> Required task
Restate all the material verbatim, except for the pictures.

> Information shown

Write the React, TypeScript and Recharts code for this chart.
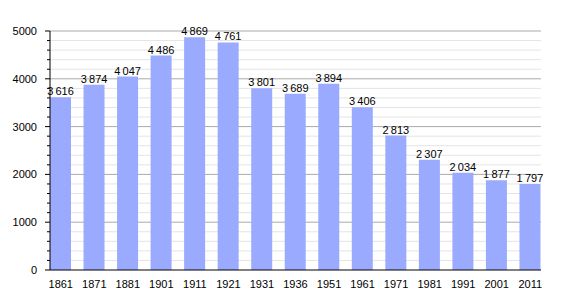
import React from "react";
import { BarChart, Bar, XAxis, YAxis, CartesianGrid, LabelList } from "recharts";

const years = ["1861", "1871", "1881", "1901", "1911", "1921", "1931", "1936", "1951", "1961", "1971", "1981", "1991", "2001", "2011"];
const population = [3616, 3874, 4047, 4486, 4869, 4761, 3801, 3689, 3894, 3406, 2813, 2307, 2034, 1877, 1797];
const majorTicks = [0, 1000, 2000, 3000, 4000, 5000];
const allTicks = [0, 200, 400, 600, 800, 1000, 1200, 1400, 1600, 1800, 2000, 2200, 2400, 2600, 2800, 3000, 3200, 3400, 3600, 3800, 4000, 4200, 4400, 4600, 4800, 5000];
const minorGrid = allTicks.filter((t) => t % 1000 !== 0);
const majorGrid = [1000, 2000, 3000, 4000, 5000];

const data = years.map((y, i) => ({ year: y, v: population[i] }));

const FONT = "'Liberation Sans', Arial, sans-serif";

const fmt = (v: any) => {
  const s = String(v);
  return s.length > 3 ? s.slice(0, s.length - 3) + "\u2009" + s.slice(s.length - 3) : s;
};

const YTick = (props: any) => {
  const { x, y, payload } = props;
  const val = payload.value;
  const isMajor = majorTicks.includes(val);
  const axisX = x + 13;
  return (
    <g>
      <line x1={axisX - (isMajor ? 5 : 3)} x2={axisX} y1={y} y2={y} stroke="#000" strokeWidth={1} />
      {isMajor && (
        <text x={x} y={y} dy={4} textAnchor="end" fontSize={11} fontFamily={FONT} fill="#000">
          {val}
        </text>
      )}
    </g>
  );
};

export default function App() {
  return (
    <div style={{ position: "absolute", left: 0, top: 0, background: "#fff" }}>
      <BarChart width={570} height={300} data={data} margin={{ top: 31, right: 29, bottom: 0, left: 0 }}>
        <CartesianGrid vertical={false} horizontalValues={minorGrid} stroke="#e4e4e4" />
        <CartesianGrid vertical={false} horizontalValues={majorGrid} stroke="#aaaaaa" />
        <XAxis
          dataKey="year"
          height={30}
          padding={{ left: -6, right: -6 }}
          tickLine={false}
          axisLine={{ stroke: "#000" }}
          tick={{ fontSize: 11, fontFamily: FONT, fill: "#000" }}
          tickMargin={4}
          interval={0}
        />
        <YAxis
          width={50}
          domain={[0, 5000]}
          ticks={allTicks}
          interval={0}
          tickSize={5}
          tickMargin={8}
          tickLine={false}
          axisLine={{ stroke: "#000" }}
          tick={<YTick />}
        />
        <Bar dataKey="v" fill="#99aaff" barSize={21} isAnimationActive={false}>
          <LabelList
            dataKey="v"
            position="top"
            offset={2}
            formatter={fmt}
            style={{ fontSize: 11, fontFamily: FONT, fill: "#000" }}
          />
        </Bar>
      </BarChart>
    </div>
  );
}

> Worked answer
Write the React, TypeScript and Recharts code for this chart.
import React from "react";
import { BarChart, Bar, XAxis, YAxis, CartesianGrid, LabelList } from "recharts";

const years = ["1861", "1871", "1881", "1901", "1911", "1921", "1931", "1936", "1951", "1961", "1971", "1981", "1991", "2001", "2011"];
const population = [3616, 3874, 4047, 4486, 4869, 4761, 3801, 3689, 3894, 3406, 2813, 2307, 2034, 1877, 1797];
const majorTicks = [0, 1000, 2000, 3000, 4000, 5000];
const allTicks = [0, 200, 400, 600, 800, 1000, 1200, 1400, 1600, 1800, 2000, 2200, 2400, 2600, 2800, 3000, 3200, 3400, 3600, 3800, 4000, 4200, 4400, 4600, 4800, 5000];
const minorGrid = allTicks.filter((t) => t % 1000 !== 0);
const majorGrid = [1000, 2000, 3000, 4000, 5000];

const data = years.map((y, i) => ({ year: y, v: population[i] }));

const FONT = "'Liberation Sans', Arial, sans-serif";

const fmt = (v: any) => {
  const s = String(v);
  return s.length > 3 ? s.slice(0, s.length - 3) + "\u2009" + s.slice(s.length - 3) : s;
};

const YTick = (props: any) => {
  const { x, y, payload } = props;
  const val = payload.value;
  const isMajor = majorTicks.includes(val);
  const axisX = x + 13;
  return (
    <g>
      <line x1={axisX - (isMajor ? 5 : 3)} x2={axisX} y1={y} y2={y} stroke="#000" strokeWidth={1} />
      {isMajor && (
        <text x={x} y={y} dy={4} textAnchor="end" fontSize={11} fontFamily={FONT} fill="#000">
          {val}
        </text>
      )}
    </g>
  );
};

export default function App() {
  return (
    <div style={{ position: "absolute", left: 0, top: 0, background: "#fff" }}>
      <BarChart width={570} height={300} data={data} margin={{ top: 31, right: 29, bottom: 0, left: 0 }}>
        <CartesianGrid vertical={false} horizontalValues={minorGrid} stroke="#e4e4e4" />
        <CartesianGrid vertical={false} horizontalValues={majorGrid} stroke="#aaaaaa" />
        <XAxis
          dataKey="year"
          height={30}
          padding={{ left: -6, right: -6 }}
          tickLine={false}
          axisLine={{ stroke: "#000" }}
          tick={{ fontSize: 11, fontFamily: FONT, fill: "#000" }}
          tickMargin={4}
          interval={0}
        />
        <YAxis
          width={50}
          domain={[0, 5000]}
          ticks={allTicks}
          interval={0}
          tickSize={5}
          tickMargin={8}
          tickLine={false}
          axisLine={{ stroke: "#000" }}
          tick={<YTick />}
        />
        <Bar dataKey="v" fill="#99aaff" barSize={21} isAnimationActive={false}>
          <LabelList
            dataKey="v"
            position="top"
            offset={2}
            formatter={fmt}
            style={{ fontSize: 11, fontFamily: FONT, fill: "#000" }}
          />
        </Bar>
      </BarChart>
    </div>
  );
}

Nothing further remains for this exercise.